『未来の社会』の要旨は……
 社会主義者は、未来社会については「独占の廃止と生産手段の共有」という基本のみを語り、詳細については未来の世代にまかせるものだ。だが、ある程度は予測がつくし、それ以上のことも推測せずにはいられない。この推測、希望、夢こそ、理性だけでは動かない者をも社会主義者にする力だと思う。

 だからわたしが生まれ変わったら住みたいような未来社会の像を話そう。でも、みなさんのなかには、これを奇妙なイメージだと思う人もいることだろう。

 未来社会では、金持ちも貧乏人もいない。平等はあたりまえのこととなる。社会主義とは人間を幸せにすることで、幸せとは、自由な人間が気持ちよくエネルギーを発揮することだ。文明は、人間という動物の基本的な感覚的生活を恥ずかしいと思わせる。そういう禁欲主義の文明をわたしは嫌悪する。
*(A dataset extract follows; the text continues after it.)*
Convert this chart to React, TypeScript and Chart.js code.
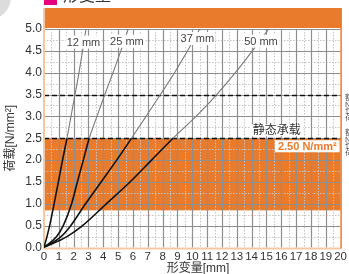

贅沢を排し、素朴な暮らしを楽しもう。

 贅沢が空気を汚し川を下水にした。未来の良き生活は、いまの金持ちの生活とは無縁だ。簡素で自然な暮らしのなか、自分の仕事を代行させず自分でおこない、暮らしの細部に喜びを見い出す。

 必要な機械は発達するだろうが、暮らしの技を身につける時間もある人々は、しだいに自分の手で創造する喜びを選ぶだろう。そして人間が持つ可能性は大きく広がる。

 その可能性がどう発展するかはわからないが、個人的には、人類が失った視力を取り戻すと思いたい。審美と想像の源だった視力、それを通して心に印象を刻むことを、人々がまた楽しみだすだろう。健康に成長した人間の感覚に芸術がアピールし、建築やそれに関連する芸術が花開くだろう。本物の活き活きした芸術を生み出せるのは、空論家ではなく労働者だけだ。

 この幸せで平和な社会ではものたらないという「優れた人」には、尋ねよう。では、なぜ劣悪な現代とはうまくやれているのだ? 自分たちが相対的に優遇されているからだろう。こういう「ご主人」とは決別しようではないか。

 理想の未来社会を実現できるかどうかは、主従関係の廃止――われわれが主人を持つことをやめるかどうかにかかっている。